Short exercise: For the listing below, give the count of lines containing "that", and no other text.

Source data:
┄┄┄┄┄┄

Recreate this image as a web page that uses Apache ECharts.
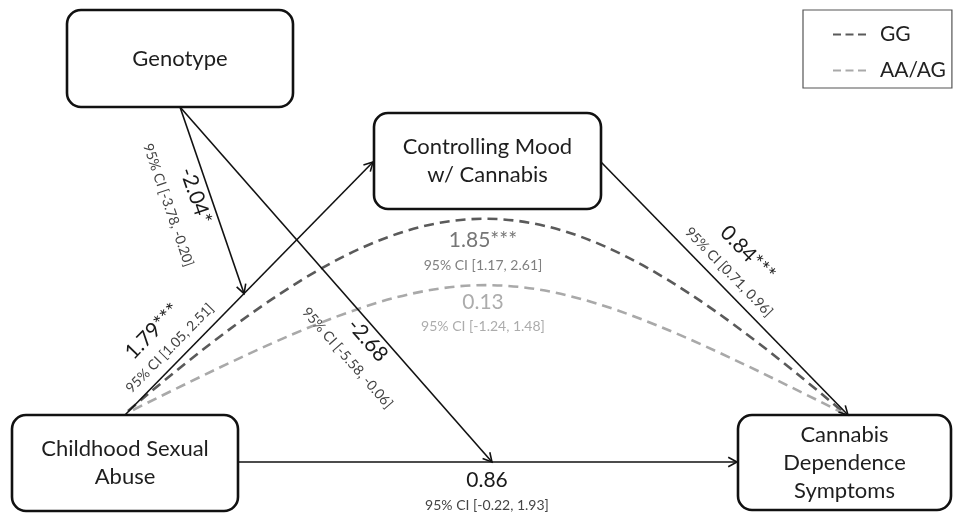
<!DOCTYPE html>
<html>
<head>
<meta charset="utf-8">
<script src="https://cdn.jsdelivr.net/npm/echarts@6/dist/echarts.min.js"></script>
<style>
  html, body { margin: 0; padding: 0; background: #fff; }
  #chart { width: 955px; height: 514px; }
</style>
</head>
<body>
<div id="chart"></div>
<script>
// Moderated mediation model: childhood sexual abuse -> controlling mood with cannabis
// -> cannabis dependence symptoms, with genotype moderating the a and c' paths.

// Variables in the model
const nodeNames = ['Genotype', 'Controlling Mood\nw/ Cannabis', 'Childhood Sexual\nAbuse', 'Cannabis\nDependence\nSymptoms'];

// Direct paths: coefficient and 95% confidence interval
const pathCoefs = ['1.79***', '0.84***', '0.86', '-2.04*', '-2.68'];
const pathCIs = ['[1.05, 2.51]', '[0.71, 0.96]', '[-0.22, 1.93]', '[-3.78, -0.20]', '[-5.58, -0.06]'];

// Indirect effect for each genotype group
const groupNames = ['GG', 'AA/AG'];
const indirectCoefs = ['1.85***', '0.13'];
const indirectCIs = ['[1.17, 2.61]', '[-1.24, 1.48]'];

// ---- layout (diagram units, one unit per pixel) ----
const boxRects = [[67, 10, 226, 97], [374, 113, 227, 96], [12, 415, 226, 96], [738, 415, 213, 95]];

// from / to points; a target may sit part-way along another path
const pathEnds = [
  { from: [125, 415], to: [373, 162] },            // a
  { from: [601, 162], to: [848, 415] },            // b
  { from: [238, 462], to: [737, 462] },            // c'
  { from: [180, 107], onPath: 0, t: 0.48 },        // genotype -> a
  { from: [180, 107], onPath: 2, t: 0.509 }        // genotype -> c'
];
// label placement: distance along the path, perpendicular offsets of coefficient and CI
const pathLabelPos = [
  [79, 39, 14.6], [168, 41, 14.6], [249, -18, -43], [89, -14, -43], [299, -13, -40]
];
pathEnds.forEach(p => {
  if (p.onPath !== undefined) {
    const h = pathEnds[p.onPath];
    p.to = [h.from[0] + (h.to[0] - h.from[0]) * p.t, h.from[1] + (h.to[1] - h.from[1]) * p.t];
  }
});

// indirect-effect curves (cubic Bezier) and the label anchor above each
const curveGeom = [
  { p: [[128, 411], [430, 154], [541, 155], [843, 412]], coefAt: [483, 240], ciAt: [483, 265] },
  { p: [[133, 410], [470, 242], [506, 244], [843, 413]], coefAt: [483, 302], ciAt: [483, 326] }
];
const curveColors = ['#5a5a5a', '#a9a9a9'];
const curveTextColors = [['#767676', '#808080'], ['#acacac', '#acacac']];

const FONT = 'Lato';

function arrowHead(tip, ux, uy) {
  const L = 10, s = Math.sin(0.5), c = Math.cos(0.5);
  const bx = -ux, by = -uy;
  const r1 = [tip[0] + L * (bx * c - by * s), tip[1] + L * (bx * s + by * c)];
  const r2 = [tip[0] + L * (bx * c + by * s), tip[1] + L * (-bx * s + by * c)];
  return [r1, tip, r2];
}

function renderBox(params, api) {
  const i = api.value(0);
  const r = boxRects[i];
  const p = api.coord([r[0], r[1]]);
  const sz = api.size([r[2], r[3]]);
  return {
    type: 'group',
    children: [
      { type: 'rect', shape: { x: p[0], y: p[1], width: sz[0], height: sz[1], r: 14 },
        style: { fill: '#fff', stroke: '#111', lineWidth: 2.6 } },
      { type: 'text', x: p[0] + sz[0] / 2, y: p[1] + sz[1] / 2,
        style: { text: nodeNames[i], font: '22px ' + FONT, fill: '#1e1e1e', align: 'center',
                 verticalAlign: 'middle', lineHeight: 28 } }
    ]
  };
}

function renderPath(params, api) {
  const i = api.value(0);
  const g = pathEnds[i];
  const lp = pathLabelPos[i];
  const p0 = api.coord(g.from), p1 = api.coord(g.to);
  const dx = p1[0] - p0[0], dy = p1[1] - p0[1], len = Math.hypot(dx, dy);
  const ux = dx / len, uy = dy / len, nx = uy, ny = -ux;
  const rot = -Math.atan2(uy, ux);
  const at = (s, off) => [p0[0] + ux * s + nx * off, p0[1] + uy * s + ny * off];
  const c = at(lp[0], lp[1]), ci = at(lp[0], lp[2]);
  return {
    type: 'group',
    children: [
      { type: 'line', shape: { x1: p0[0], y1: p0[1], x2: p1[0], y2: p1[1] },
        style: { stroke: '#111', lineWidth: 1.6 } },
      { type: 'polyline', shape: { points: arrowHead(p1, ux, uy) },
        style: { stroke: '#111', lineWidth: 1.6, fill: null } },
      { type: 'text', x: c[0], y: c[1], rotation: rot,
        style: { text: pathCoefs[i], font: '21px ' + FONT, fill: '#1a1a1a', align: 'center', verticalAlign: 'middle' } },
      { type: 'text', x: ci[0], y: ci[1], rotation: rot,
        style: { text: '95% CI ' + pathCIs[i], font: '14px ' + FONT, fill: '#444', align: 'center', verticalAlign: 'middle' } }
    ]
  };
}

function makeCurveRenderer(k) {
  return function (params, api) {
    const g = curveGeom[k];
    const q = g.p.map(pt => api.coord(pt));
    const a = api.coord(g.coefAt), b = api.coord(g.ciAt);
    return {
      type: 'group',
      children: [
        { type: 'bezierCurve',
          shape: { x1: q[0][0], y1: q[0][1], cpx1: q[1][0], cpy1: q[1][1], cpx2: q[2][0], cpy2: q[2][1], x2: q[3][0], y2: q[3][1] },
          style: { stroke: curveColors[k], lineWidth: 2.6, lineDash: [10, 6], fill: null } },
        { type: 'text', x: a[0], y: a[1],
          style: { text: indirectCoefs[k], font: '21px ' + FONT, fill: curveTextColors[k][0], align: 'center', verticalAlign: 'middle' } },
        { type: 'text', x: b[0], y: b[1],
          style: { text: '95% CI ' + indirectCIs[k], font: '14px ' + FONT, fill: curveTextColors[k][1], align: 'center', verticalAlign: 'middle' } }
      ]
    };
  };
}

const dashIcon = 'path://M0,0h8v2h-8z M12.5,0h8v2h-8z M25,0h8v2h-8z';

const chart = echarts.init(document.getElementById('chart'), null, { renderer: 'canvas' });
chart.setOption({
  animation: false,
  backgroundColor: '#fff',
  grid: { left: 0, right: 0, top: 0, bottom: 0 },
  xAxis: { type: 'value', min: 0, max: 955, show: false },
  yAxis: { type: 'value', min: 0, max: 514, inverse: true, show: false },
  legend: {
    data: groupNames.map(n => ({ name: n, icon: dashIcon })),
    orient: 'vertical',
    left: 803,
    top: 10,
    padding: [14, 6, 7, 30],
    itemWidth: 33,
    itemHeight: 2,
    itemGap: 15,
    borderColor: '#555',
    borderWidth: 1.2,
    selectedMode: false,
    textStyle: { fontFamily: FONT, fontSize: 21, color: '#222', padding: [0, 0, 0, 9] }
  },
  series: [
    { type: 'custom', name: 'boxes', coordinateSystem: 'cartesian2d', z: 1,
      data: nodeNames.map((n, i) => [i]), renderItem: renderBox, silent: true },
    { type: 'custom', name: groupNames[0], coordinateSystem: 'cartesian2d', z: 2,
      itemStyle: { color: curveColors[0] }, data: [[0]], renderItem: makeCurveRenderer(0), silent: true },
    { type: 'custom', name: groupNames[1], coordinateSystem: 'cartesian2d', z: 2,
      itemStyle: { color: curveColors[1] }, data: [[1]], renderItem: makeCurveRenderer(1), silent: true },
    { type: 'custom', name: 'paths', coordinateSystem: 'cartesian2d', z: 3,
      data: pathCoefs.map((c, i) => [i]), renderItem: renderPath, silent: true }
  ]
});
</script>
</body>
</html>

┄┄┄┄┄┄

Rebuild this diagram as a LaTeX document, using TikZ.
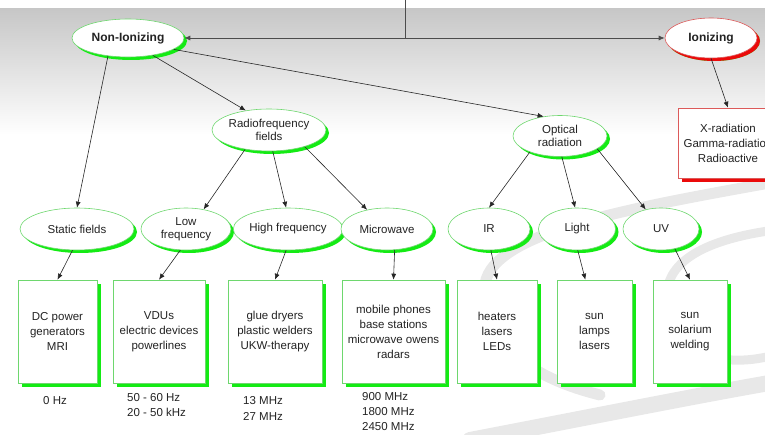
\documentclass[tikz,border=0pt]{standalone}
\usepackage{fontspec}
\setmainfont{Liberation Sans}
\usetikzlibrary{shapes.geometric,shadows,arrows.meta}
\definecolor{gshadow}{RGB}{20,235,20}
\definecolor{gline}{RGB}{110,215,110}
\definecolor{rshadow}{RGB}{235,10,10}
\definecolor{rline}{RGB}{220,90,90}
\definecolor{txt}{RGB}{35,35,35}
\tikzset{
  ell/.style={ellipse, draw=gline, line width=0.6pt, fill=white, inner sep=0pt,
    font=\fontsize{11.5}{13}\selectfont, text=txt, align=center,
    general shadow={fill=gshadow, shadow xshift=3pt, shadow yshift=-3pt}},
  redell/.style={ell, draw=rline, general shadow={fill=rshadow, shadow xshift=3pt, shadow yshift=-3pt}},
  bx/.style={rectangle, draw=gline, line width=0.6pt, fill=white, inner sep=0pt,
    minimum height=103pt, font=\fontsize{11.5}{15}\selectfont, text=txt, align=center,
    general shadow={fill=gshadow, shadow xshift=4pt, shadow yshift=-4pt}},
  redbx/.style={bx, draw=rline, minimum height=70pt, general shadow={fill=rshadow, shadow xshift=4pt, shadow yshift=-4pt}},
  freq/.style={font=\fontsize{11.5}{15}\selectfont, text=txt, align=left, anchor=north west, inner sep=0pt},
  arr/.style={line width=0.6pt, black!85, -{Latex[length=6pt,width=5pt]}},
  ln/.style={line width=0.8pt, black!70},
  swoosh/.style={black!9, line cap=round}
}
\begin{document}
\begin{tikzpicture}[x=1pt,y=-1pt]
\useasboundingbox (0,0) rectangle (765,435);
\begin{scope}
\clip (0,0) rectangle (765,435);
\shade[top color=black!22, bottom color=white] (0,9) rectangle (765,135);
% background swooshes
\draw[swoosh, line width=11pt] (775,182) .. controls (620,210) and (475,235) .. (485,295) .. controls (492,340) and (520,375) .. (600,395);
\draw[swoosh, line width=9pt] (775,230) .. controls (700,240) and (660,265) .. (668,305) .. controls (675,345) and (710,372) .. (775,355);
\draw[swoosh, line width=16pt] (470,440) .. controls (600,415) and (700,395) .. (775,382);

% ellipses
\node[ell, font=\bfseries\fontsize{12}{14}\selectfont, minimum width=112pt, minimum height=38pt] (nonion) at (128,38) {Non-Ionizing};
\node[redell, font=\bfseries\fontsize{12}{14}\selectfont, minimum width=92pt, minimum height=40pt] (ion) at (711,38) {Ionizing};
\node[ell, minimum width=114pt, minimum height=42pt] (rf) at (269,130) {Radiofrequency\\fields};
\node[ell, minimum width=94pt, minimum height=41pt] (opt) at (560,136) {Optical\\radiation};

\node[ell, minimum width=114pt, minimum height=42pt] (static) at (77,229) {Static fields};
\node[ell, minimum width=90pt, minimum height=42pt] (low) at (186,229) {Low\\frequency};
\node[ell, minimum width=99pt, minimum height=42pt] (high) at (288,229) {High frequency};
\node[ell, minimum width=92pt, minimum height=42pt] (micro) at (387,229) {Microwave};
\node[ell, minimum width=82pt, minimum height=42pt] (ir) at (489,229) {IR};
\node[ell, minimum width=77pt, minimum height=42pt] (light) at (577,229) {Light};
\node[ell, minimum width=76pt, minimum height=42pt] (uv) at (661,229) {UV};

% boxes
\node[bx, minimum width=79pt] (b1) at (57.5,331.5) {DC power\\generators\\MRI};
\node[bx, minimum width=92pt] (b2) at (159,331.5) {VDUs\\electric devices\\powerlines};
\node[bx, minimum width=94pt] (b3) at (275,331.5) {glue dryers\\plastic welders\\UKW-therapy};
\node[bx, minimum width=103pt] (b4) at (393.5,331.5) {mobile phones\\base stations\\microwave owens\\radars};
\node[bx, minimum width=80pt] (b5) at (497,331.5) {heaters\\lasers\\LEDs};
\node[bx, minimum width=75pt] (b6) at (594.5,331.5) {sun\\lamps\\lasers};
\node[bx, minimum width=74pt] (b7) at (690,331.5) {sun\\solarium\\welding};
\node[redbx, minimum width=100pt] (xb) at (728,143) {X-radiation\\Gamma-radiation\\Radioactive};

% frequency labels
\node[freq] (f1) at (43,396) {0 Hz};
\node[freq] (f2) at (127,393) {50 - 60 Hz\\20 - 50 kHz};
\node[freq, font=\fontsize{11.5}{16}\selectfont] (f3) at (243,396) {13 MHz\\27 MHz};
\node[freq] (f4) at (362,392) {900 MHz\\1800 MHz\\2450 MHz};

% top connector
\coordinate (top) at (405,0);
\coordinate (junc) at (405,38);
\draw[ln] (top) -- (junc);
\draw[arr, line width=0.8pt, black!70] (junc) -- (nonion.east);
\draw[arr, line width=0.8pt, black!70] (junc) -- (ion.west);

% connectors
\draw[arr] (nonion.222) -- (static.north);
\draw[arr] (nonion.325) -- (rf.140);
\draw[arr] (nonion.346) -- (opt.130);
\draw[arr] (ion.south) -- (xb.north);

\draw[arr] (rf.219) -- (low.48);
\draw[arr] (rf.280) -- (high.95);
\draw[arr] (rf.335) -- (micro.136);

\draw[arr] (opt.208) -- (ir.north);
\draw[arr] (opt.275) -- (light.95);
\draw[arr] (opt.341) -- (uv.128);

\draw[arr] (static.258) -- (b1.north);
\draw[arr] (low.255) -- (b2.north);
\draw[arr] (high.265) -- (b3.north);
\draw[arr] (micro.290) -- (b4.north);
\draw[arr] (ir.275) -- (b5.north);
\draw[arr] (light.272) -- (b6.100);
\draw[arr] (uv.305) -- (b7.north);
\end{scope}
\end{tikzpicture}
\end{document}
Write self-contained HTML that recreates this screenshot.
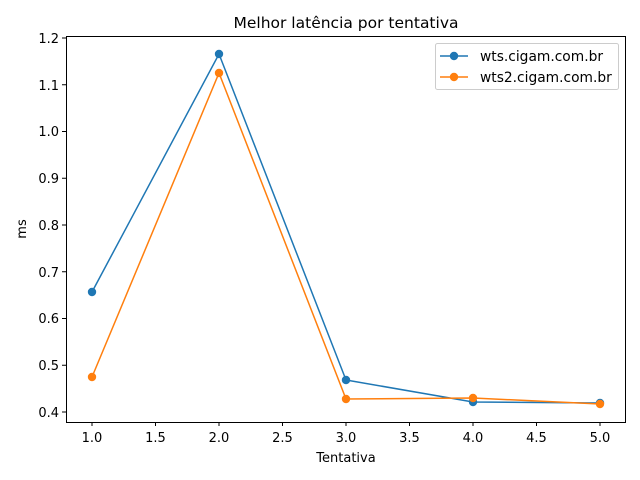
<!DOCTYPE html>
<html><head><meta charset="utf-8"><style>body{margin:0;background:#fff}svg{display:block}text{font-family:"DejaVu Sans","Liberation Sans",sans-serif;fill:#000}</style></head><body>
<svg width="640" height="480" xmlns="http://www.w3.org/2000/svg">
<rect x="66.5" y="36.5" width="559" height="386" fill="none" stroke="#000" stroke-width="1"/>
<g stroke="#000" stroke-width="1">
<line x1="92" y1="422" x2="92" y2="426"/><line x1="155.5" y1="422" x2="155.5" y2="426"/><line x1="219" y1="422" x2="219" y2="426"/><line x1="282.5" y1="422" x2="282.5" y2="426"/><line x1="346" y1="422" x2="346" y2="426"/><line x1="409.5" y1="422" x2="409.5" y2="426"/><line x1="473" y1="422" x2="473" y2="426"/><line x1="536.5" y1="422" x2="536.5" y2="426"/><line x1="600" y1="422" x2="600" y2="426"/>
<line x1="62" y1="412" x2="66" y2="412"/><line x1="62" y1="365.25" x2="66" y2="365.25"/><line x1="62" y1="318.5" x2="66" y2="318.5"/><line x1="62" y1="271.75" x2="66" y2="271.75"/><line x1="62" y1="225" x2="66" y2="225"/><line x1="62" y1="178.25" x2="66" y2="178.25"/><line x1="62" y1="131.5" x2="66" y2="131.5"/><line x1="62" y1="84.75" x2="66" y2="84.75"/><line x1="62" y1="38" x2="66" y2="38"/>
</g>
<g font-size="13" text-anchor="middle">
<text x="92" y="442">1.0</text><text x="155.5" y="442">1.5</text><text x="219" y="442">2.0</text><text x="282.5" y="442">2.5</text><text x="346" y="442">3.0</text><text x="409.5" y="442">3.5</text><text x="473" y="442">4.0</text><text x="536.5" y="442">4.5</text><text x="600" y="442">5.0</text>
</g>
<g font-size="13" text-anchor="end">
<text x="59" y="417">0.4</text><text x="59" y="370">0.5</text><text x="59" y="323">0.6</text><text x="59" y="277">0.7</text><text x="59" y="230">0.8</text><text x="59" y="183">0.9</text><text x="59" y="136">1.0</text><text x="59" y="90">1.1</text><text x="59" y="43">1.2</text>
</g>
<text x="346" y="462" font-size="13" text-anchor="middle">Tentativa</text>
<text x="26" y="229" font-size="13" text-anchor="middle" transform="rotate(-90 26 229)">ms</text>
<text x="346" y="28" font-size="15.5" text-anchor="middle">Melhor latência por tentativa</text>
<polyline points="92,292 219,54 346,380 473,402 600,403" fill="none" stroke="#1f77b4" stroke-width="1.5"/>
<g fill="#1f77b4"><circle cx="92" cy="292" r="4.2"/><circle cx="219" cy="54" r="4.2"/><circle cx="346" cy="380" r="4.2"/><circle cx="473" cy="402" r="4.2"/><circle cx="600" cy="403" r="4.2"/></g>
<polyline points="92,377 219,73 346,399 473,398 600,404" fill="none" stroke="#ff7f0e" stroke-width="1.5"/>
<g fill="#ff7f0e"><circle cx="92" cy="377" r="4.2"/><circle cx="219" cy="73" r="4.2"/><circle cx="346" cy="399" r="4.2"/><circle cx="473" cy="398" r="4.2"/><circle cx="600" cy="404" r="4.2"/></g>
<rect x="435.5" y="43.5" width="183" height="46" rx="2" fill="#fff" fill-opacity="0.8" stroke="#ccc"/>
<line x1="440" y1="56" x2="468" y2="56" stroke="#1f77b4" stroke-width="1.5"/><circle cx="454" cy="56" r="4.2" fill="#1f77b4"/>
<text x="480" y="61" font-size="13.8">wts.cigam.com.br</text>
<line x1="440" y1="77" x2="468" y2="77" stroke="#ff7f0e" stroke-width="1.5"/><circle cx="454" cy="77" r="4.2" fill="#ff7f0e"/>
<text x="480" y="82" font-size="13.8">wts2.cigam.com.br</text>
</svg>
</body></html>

┄┄┄┄┄┄

Problem solution: 2